The Green Knight [Review]


It seems as if most of film twitter has been looking forward to David Lowery’s for the past year, and with good reason. I vividly remember both my theatre experiences for A Ghost Story and Pete’s Dragon, two films that left me a weeping mess, unaware of how I would be able to get out of my seat and go about my day. After seeing The Green Knight, I can now add another film experience that had me floating on my walk out of the theatre. Between the trailers, Lowery’s name, and Dev Patel’s presence, I had hitheregh expectations and an idea of what the film would be. The Green Knight blew those expectations away and gave me a movie that I wasn’t prepared for, but one that I want to live inside again and again, even if it’s a film that is hard to review.
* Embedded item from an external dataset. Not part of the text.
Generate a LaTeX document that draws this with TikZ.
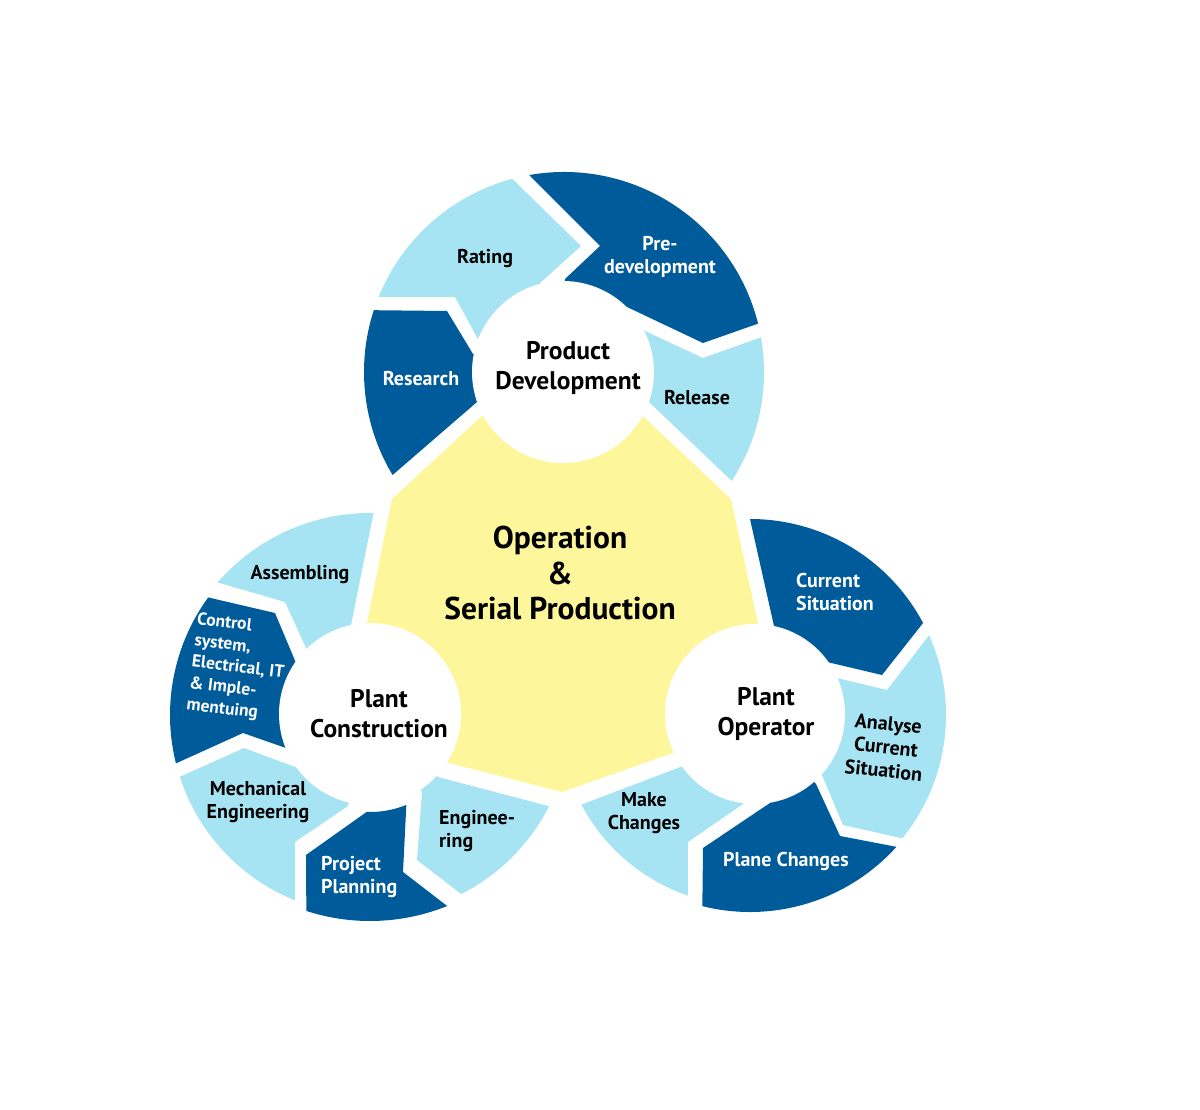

I had the opportunity to see the film a few days before the release, and while I walked out knowing I loved the movie, I couldn’t figure out how to put it into words, so I struggled to piece this together. 

The Green Knight is based on a poem from the 14th century named Sir Gawain and the Green Knight. As a great precursor video for the film states, there is only one original copy of the poem that has been found and “this is who wrote it, we have no idea.” The poem tells a story that includes fame, glory, and to prove Sir Gawain’s worth as a knight alongside legends. The film shows us Gawain, one of the knights of the round table, as he plays a game with the titular Green Knight. The game, being that the Green Knight and another knight must fight. If the other knight can strike the Green Knight, then that knight has a year to find the Green Knight and get the same blow in return. At this point in Gawain’s life, he has no story to tell. He’s on a search for one, so he doesn’t aim for a scratch but a beheading when given the opportunity. 

There’s something magical about the film that is hard to pinpoint. For one, The Green Knight does something that I always love when a film gives in entirely to itself. There isn’t debating what type of film it might be per se, but rather what makes sense for the film. It allows itself to take its time, be unique and have multiple layers that I’m still trying to grasp and understand. A repeat viewing (or two) is very crucial. While I haven’t seen it a second time, it feels as if I’ve had due to explaining my thoughts to friends and co-workers who have either seen the film or have a lot of interest in it. 

The film never attempts to be a film for the general audience. It’s entirely itself for itself. While David Lowery has mentioned that he questioned his cut of the film, and I’m not aware of how much had changed from his version last year to the one released in theatres, The Green Knight is a confident film in ways that most aren’t. There’s no shying away from this period piece with romantic and beautiful dialogue that sings when spoken by the talented cast. There isn’t a single frame of the film that isn’t stunning, a moment that isn’t underscored by Daniel Hart’s gorgeous score. While I understand some might not be interested in the film due to the marketing (frankly, both undersells the film and advertises a different experience). There will be those who watch the film who might hate it, but I am not surprised to see how many film fans are falling head over heels for this film. And not just because of Dev Patel.

Avoid the following paragraph if you have not seen the film, but since I’ve seen the film, there are three lines spoken by Patel that I haven’t been able to stop thinking about. The pairing of both “I’m not ready” at the beginning and the “I’m ready” at the end of the film, but none strike harder and hold so much weight as “Is this really all there is?”” A man who believes his birthright and purpose is to be a knight – a legend like those who fought alongside his uncle, King Arthur. 

Gawain realizes that being a knight is a thankless job. He doesn’t get the wealth he had dreamt of, or the women he dreamt of, or even the honour he’s been waiting for. He gets to die, like everyone else, without a true story to tell. It’s a powerful moment of questioning our worth and value in life. Alongside the ending that makes me think of Scorsese’s The Last Temptation of Christ, it puts everything into perspective. Which makes the final blow (heh, sorry) of his “I’m ready” line more impactful. You again feel the weight of a lifetime, many lifetimes of those who had died while trying to be chivalrous or kind. Not just during medieval times, but in the present, for those who always attempt to do the right thing, even when nobody’s looking.

Lowery’s film is very different from the text, he adds and takes away things as he pleases. While I haven’t read the poem and am not too familiar with the story outside of the synopsis I’ve read, the point seems to remain almost similar. Lowery asks us what does it mean to be a knight, chivalrous and ready to run into battle for the right thing while also valuing our life, our realization of losing our life. It’s not easy, and while Gawain is given side-quests on his way to the green chapel, we too are given small tests every day. We reevaluate as we go through life and constantly try to do better because the alternative is unattractive. When Gawain asks, “Is this really all there is?” we have to make it worth it.